Don, Anne and I launched from our house Sunday morning. Our destination was the Old Chain of Rocks Bridge’s eightieth anniversary celebration. Trailnet had organized rides that originated from the bridge, but we figured we could bike to the bridge and back. On the way downtown through the Park we stopped and showed Don one of the All Star Arches.
The paper was full of articles on the Citygarden. This is a two block urban garden situated on the Gateway Mall. It is estimated to have cost forty million dollars. Citygarden is suppose to have a rivers theme. It is located off Market, between 8th and 10th. It doesn’t open to the public until Wednesday and is still enclosed in chain-link fence. I shot the photo of it, at the top of this post, through the fence.
Immediately after leaving the Citygarden site we bumped into another aspect of urban America, homelessness. I was leading and chose a pathway through a garden area of the Mall with raised walls. The path had a number of right angle bends, so it wasn’t until I was already committed to this pathway, that I saw the homeless man sleeping on the pathway. I passed without any reaction from him and I think that it was the same for the other riders.

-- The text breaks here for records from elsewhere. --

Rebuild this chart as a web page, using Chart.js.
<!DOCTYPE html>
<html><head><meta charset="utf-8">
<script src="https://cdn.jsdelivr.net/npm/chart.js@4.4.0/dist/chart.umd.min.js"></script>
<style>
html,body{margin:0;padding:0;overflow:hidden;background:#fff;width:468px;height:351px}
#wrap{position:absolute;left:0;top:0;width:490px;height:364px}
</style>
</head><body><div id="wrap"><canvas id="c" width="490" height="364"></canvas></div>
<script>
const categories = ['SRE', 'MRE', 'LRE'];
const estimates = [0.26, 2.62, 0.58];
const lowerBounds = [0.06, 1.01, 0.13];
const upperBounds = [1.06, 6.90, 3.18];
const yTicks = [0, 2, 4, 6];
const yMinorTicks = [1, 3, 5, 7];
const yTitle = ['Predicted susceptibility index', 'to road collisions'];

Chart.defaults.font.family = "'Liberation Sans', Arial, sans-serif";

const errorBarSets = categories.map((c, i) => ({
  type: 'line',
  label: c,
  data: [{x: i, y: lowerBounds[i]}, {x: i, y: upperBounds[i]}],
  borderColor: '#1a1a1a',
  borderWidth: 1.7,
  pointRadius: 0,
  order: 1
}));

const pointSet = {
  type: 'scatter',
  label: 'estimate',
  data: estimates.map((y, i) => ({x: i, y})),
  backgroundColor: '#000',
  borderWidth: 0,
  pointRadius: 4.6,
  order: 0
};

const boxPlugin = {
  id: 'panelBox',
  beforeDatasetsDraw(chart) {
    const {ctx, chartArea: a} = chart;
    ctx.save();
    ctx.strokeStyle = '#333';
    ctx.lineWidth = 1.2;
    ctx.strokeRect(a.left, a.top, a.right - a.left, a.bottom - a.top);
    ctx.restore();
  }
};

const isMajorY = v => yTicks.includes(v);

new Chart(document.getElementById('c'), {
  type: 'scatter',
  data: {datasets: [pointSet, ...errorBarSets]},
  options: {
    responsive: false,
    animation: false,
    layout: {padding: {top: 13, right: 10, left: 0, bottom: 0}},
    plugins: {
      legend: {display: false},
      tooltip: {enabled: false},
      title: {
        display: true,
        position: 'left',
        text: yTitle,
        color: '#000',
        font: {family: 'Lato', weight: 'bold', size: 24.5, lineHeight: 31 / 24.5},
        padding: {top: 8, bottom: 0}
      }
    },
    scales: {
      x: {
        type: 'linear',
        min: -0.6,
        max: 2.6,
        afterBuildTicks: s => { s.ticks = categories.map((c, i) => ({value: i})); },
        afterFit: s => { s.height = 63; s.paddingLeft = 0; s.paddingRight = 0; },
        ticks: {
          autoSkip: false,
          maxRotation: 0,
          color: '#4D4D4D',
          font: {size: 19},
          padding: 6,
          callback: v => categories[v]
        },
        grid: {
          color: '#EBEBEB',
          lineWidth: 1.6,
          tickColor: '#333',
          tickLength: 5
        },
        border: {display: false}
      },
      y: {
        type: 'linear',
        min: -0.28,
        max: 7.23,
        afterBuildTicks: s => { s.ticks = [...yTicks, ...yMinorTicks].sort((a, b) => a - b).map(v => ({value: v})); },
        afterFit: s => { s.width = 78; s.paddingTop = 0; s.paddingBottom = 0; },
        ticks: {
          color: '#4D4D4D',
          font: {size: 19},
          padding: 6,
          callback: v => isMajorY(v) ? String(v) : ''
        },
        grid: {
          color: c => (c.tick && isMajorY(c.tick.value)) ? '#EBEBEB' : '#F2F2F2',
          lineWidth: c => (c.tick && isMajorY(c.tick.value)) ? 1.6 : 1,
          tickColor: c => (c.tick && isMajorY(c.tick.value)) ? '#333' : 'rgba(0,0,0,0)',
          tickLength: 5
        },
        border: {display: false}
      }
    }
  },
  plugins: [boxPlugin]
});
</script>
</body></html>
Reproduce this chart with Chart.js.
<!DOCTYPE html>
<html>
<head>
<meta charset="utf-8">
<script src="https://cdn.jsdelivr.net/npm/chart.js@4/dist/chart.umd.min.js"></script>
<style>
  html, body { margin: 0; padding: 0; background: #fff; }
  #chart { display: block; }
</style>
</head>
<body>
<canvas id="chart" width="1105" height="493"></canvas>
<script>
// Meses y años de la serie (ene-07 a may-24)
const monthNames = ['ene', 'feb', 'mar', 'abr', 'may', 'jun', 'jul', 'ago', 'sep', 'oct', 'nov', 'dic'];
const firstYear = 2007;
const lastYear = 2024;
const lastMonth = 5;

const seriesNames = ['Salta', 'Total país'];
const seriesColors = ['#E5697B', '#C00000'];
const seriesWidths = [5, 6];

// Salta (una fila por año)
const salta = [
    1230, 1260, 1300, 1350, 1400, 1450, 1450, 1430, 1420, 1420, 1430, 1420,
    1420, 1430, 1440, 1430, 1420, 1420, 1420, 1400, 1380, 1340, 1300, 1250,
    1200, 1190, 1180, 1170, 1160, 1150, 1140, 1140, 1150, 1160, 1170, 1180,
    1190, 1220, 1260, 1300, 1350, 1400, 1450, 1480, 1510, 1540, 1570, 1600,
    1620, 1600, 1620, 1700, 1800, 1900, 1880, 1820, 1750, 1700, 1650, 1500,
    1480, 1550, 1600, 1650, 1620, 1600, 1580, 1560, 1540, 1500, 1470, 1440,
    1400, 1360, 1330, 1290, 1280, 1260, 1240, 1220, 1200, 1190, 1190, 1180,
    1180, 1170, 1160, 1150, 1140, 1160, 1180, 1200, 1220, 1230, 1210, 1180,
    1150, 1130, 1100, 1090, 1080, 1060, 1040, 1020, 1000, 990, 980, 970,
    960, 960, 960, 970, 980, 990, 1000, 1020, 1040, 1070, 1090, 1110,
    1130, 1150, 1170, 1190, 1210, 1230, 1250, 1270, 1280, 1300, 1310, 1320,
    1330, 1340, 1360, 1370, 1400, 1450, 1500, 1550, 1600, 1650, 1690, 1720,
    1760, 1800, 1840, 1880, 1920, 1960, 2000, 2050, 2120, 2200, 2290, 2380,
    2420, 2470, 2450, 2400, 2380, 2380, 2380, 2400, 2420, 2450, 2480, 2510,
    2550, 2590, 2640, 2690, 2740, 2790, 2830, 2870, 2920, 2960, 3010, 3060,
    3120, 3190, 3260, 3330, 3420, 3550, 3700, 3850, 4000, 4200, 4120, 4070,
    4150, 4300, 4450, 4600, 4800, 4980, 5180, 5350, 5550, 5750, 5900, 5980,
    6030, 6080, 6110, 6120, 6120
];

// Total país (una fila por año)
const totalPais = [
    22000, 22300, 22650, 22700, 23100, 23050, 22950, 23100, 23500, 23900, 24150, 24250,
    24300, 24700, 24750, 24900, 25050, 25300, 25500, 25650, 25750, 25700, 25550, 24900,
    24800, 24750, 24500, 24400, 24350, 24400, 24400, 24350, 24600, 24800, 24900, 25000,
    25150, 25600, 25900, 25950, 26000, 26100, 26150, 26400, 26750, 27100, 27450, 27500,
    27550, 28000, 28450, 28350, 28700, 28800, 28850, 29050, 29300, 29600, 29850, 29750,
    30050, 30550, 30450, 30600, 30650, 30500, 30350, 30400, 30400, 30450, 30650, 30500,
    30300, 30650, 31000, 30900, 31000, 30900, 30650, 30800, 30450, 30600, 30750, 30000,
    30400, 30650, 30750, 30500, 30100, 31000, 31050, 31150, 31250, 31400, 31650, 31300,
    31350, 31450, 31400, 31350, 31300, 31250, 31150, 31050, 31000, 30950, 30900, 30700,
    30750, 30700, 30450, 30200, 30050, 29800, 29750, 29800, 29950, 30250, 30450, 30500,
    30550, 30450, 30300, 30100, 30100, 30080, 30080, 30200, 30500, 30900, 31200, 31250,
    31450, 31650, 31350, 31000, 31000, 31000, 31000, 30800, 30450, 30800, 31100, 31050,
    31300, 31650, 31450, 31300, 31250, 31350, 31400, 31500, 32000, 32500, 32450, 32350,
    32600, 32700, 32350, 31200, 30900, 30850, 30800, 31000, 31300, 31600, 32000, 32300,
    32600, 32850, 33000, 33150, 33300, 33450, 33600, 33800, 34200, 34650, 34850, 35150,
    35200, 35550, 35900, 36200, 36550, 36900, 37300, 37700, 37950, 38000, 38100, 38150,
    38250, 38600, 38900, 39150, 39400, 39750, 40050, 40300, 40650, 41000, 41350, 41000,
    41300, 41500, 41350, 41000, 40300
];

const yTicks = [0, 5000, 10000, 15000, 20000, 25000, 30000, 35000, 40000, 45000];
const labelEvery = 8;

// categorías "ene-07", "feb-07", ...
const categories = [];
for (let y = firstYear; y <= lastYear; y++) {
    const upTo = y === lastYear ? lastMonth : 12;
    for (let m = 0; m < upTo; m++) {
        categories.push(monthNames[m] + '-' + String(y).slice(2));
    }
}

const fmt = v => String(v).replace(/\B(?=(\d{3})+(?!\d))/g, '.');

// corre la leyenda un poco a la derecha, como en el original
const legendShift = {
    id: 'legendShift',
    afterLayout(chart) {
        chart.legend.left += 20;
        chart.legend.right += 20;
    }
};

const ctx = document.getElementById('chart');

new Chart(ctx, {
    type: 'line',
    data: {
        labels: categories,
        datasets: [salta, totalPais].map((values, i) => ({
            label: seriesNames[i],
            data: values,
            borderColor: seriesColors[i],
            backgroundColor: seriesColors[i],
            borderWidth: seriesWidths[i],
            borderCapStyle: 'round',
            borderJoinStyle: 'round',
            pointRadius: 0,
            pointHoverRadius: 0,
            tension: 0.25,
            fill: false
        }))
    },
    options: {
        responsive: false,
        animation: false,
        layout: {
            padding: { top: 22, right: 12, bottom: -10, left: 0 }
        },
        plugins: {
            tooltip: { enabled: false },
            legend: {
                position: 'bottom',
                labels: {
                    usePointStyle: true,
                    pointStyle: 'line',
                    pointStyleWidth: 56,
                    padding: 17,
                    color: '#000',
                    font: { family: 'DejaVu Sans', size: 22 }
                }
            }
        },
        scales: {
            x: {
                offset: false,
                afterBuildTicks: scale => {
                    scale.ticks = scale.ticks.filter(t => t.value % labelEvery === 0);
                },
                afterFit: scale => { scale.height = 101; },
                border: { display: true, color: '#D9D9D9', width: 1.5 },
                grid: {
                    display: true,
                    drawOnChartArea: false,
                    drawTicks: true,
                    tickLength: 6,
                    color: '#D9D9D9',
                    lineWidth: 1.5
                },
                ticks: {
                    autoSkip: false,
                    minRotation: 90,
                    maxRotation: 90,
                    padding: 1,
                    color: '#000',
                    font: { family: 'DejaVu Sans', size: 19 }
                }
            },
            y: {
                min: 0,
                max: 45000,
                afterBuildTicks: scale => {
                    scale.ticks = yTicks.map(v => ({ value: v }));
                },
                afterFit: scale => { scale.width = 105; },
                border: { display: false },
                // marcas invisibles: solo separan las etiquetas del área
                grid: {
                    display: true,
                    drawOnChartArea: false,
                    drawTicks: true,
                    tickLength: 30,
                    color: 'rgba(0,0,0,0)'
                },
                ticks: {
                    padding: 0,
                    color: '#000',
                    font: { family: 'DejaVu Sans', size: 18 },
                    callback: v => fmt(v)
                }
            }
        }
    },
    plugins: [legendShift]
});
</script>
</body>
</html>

We hit the south end of the Riverfront Trail and started heading north. We stopped for water at the Mary Meachum Freedom Crossing Site, a historic underground railroad site, and subsequently a former Coast Guard Station. I saw and photographed a tom turkey along the trail. Subsequently, at the bridge, I photographed a Great Blue Heron and the heron’s tracks in the muddy Mississippi’s river bank.

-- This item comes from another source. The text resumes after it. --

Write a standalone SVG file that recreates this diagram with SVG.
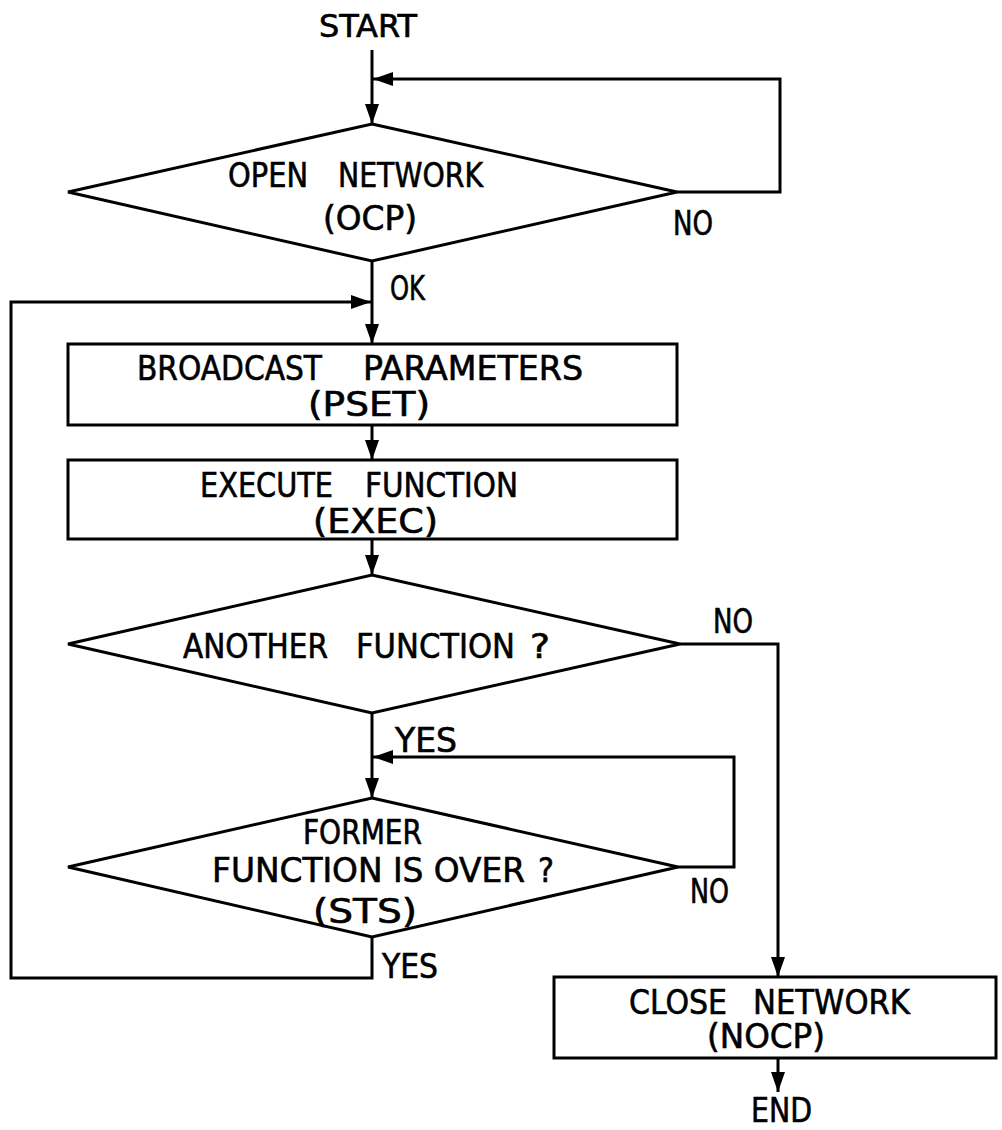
<svg xmlns="http://www.w3.org/2000/svg" width="1002" height="1130" viewBox="0 0 1002 1130">
  <style>
    .shape { fill: none; stroke: #000; stroke-width: 3; stroke-linejoin: miter; }
    .wire { fill: none; stroke: #000; stroke-width: 3; }
    text { font-family: "Liberation Sans Narrow", "DejaVu Sans Condensed", "Liberation Sans", sans-serif; font-size: 34px; fill: #000; stroke: #000; stroke-width: 0.6; }
    .lbl { font-size: 33px; }
  </style>
  <defs>
    <marker id="arrow" markerUnits="userSpaceOnUse" markerWidth="20" markerHeight="14" refX="20" refY="7" orient="auto">
      <path d="M0,0 L20,7 L0,14 Z" fill="#000"/>
    </marker>
  </defs>
  <rect width="1002" height="1130" fill="#fff"/>

  <!-- terminal: start -->
  <g id="start">
    <text x="319" y="37" textLength="98" lengthAdjust="spacingAndGlyphs" style="font-size:32px">START</text>
  </g>

  <!-- decision: open network -->
  <g id="open-network">
    <polygon class="shape" points="372,124 677,192 372,261 68,192"/>
    <text y="187"><tspan x="228" textLength="80" lengthAdjust="spacingAndGlyphs">OPEN</tspan> <tspan x="338" textLength="145" lengthAdjust="spacingAndGlyphs">NETWORK</tspan></text>
    <text x="323" y="230" textLength="94" lengthAdjust="spacingAndGlyphs">(OCP)</text>
  </g>

  <!-- process: broadcast parameters -->
  <g id="broadcast-parameters">
    <rect class="shape" x="68" y="344" width="609" height="81"/>
    <text y="380"><tspan x="137" textLength="185" lengthAdjust="spacingAndGlyphs">BROADCAST</tspan> <tspan x="363" textLength="220" lengthAdjust="spacingAndGlyphs">PARAMETERS</tspan></text>
    <text x="308" y="416" textLength="122" lengthAdjust="spacingAndGlyphs">(PSET)</text>
  </g>

  <!-- process: execute function -->
  <g id="execute-function">
    <rect class="shape" x="68" y="460" width="609" height="79"/>
    <text y="497"><tspan x="200" textLength="133" lengthAdjust="spacingAndGlyphs">EXECUTE</tspan> <tspan x="365" textLength="153" lengthAdjust="spacingAndGlyphs">FUNCTION</tspan></text>
    <text x="313" y="533" textLength="125" lengthAdjust="spacingAndGlyphs">(EXEC)</text>
  </g>

  <!-- decision: another function -->
  <g id="another-function">
    <polygon class="shape" points="372,575 680,644 372,713 68,644"/>
    <text y="658"><tspan x="183" textLength="145" lengthAdjust="spacingAndGlyphs">ANOTHER</tspan> <tspan x="356" textLength="159" lengthAdjust="spacingAndGlyphs">FUNCTION</tspan> <tspan x="530" textLength="20" lengthAdjust="spacingAndGlyphs">?</tspan></text>
  </g>

  <!-- decision: former function finished -->
  <g id="former-function-over">
    <polygon class="shape" points="372,798 678,867 372,937 68,867"/>
    <text x="303" y="844" textLength="119" lengthAdjust="spacingAndGlyphs" style="font-size:33px">FORMER</text>
    <text y="882"><tspan x="212" textLength="313" lengthAdjust="spacingAndGlyphs">FUNCTION IS OVER</tspan> <tspan x="538" textLength="16" lengthAdjust="spacingAndGlyphs">?</tspan></text>
    <text x="313" y="923" textLength="104" lengthAdjust="spacingAndGlyphs">(STS)</text>
  </g>

  <!-- process: close network -->
  <g id="close-network">
    <rect class="shape" x="554" y="977" width="442" height="81"/>
    <text y="1014"><tspan x="629" textLength="98" lengthAdjust="spacingAndGlyphs">CLOSE</tspan> <tspan x="753" textLength="157" lengthAdjust="spacingAndGlyphs">NETWORK</tspan></text>
    <text x="707" y="1048" textLength="118" lengthAdjust="spacingAndGlyphs">(NOCP)</text>
  </g>

  <!-- terminal: end -->
  <g id="end">
    <text x="751" y="1122" textLength="61" lengthAdjust="spacingAndGlyphs">END</text>
  </g>

  <!-- flow lines and branch labels -->
  <g id="connectors">
    <path class="wire" d="M372,50 V124" marker-end="url(#arrow)"/>
    <path class="wire" d="M677,192 H780 V79 H373" marker-end="url(#arrow)"/>
    <path class="wire" d="M372,261 V344" marker-end="url(#arrow)"/>
    <path class="wire" d="M372,937 V978 H11 V302 H371" marker-end="url(#arrow)"/>
    <path class="wire" d="M372,425 V460" marker-end="url(#arrow)"/>
    <path class="wire" d="M372,539 V575" marker-end="url(#arrow)"/>
    <path class="wire" d="M680,644 H778 V977" marker-end="url(#arrow)"/>
    <path class="wire" d="M372,713 V798" marker-end="url(#arrow)"/>
    <path class="wire" d="M678,867 H734 V757 H373" marker-end="url(#arrow)"/>
    <path class="wire" d="M778,1058 V1092" marker-end="url(#arrow)"/>

    <text class="lbl" x="673" y="235" textLength="40" lengthAdjust="spacingAndGlyphs">NO</text>
    <text class="lbl" x="390" y="300" textLength="35" lengthAdjust="spacingAndGlyphs">OK</text>
    <text class="lbl" x="713" y="633" textLength="40" lengthAdjust="spacingAndGlyphs">NO</text>
    <text class="lbl" x="395" y="752" textLength="62" lengthAdjust="spacingAndGlyphs">YES</text>
    <text class="lbl" x="690" y="903" textLength="39" lengthAdjust="spacingAndGlyphs">NO</text>
    <text class="lbl" x="382" y="978" textLength="56" lengthAdjust="spacingAndGlyphs">YES</text>
  </g>
</svg>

When we made it to the Old Chain of Rock’s bridge we met several Team Kaldis members that had done the ride(Mark and Merri, Paul, Jena, Jim and Diana). We had beer and brats. We rode across the bridge and turned around and headed for home. Last November, I did a movie about this bridge. Anne took the picture of me below, while biking. I had found the American Flag by the side of the trail, recognizing good swag, I put a flag in my cap and became a Yankee Doodle Dandy. On the way home we stopped at the Fountain on Locust. We got forty-five miles.
OK – I admit confusion.
The top picture looks like a bridge, not a garden.
And is the toppled head standing in for your sleeping friend?

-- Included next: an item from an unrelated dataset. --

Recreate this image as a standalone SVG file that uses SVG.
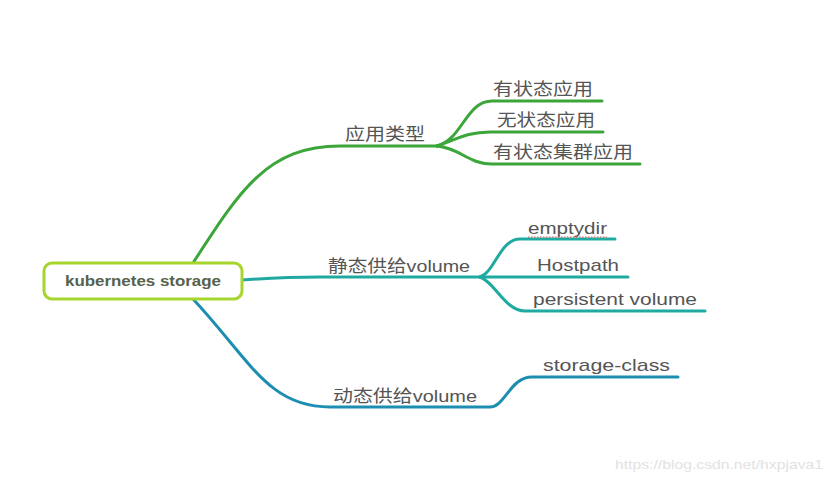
<svg xmlns="http://www.w3.org/2000/svg" width="833" height="484" viewBox="0 0 833 484">
<style>
.t{font-family:"Liberation Sans","Noto Sans CJK SC",sans-serif;font-size:17px;fill:#555555}
.g{fill:none;stroke:#3ca63a;stroke-width:3;stroke-linecap:round}
.c{fill:none;stroke:#1fa9a0;stroke-width:3;stroke-linecap:round}
.b{fill:none;stroke:#1d8db2;stroke-width:3;stroke-linecap:round}
</style>
<rect width="833" height="484" fill="#ffffff"/>
<g id="connectors">
<path class="g" d="M193,263 C240,190 268,146 340,146 H437"/>
<path class="g" d="M437,146 C462,140 466,101 492,101 H602"/>
<path class="g" d="M437,146 C456,140 466,132 490,132 H603"/>
<path class="g" d="M437,146 C460,148 468,164 492,164 H640"/>
<path class="c" d="M242,280 C270,278 290,277 320,277 H480"/>
<path class="c" d="M480,277 C495,272 500,239 520,239 H615"/>
<path class="c" d="M480,277 H628"/>
<path class="c" d="M480,277 C495,282 505,311 525,311 H705"/>
<path class="b" d="M193,299 C250,360 268,407 330,407 H490 C505,407 510,377 532,377 H678"/>
</g>
<g id="root">
<rect x="44" y="263" width="198" height="36" rx="8" fill="#ffffff" stroke="#a6d62e" stroke-width="3"/>
<text x="143" y="286" text-anchor="middle" font-family="Liberation Sans, sans-serif" font-size="14" font-weight="bold" fill="#56624c" textLength="156" lengthAdjust="spacingAndGlyphs">kubernetes storage</text>
</g>
<g id="app-type"><text class="t" x="345" y="140" textLength="80" lengthAdjust="spacingAndGlyphs">应用类型</text></g>
<g id="stateful"><text class="t" x="493" y="95" textLength="100" lengthAdjust="spacingAndGlyphs">有状态应用</text></g>
<g id="stateless"><text class="t" x="497" y="126" textLength="98" lengthAdjust="spacingAndGlyphs">无状态应用</text></g>
<g id="stateful-cluster"><text class="t" x="493" y="158" textLength="140" lengthAdjust="spacingAndGlyphs">有状态集群应用</text></g>
<g id="static"><text class="t" x="328" y="272" textLength="142" lengthAdjust="spacingAndGlyphs">静态供给volume</text></g>
<g id="emptydir"><text class="t" x="528" y="234" textLength="79" lengthAdjust="spacingAndGlyphs">emptydir</text>
<line x1="528" y1="237" x2="607" y2="237" stroke="#e05050" stroke-width="1.2" stroke-dasharray="1.5,1.5"/></g>
<g id="hostpath"><text class="t" x="537" y="271" textLength="82" lengthAdjust="spacingAndGlyphs">Hostpath</text></g>
<g id="pv"><text class="t" x="533" y="305" textLength="164" lengthAdjust="spacingAndGlyphs">persistent volume</text></g>
<g id="dynamic"><text class="t" x="333" y="402" textLength="144" lengthAdjust="spacingAndGlyphs">动态供给volume</text></g>
<g id="storage-class"><text class="t" x="543" y="371" textLength="127" lengthAdjust="spacingAndGlyphs">storage-class</text></g>
<text x="615" y="469" font-family="Liberation Sans, sans-serif" font-size="13" fill="#e2e2e2" textLength="208" lengthAdjust="spacingAndGlyphs">https://blog.csdn.net/hxpjava1</text>
</svg>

The guy that sits at the exit ramp near our house and requests donations waved at me this morning (I am not near enough to donate), so I waved back. I always try to acknowledge those that are out and about on my meanderings.
Jay, the very top picture, the skinny one, is the header in Marquis’s terms. It showed the Old Chain of Rocks Bridge, part of Route 66, The Mother Road. Today it has the turkey. The CityGarden is a sculpture garden, with landscape plantings , and sculptures like the toppled head photographed by Mark. Sot the header is the very top, but the top photo that stays with the entry is the sculpture.
Regarding the homeless man, I’m pretty sure he was still asleep, so we didn’t say anything or wave to him, so as not to wake him up. However, I was very surprised when I came around the corner and there he was. I almost ran over him! There probably isn’t much foot traffic there on Sunday morning, let alone cyclists. We only went through there b/c the street next to the City Garden was one-way, the wrong way, and to retrace our steps would have meant crossing 6 lanes of traffic on Market Street.
–Pooh
I was just confused about the sideways head. What the heck? (Didn’t have time to comment until now.)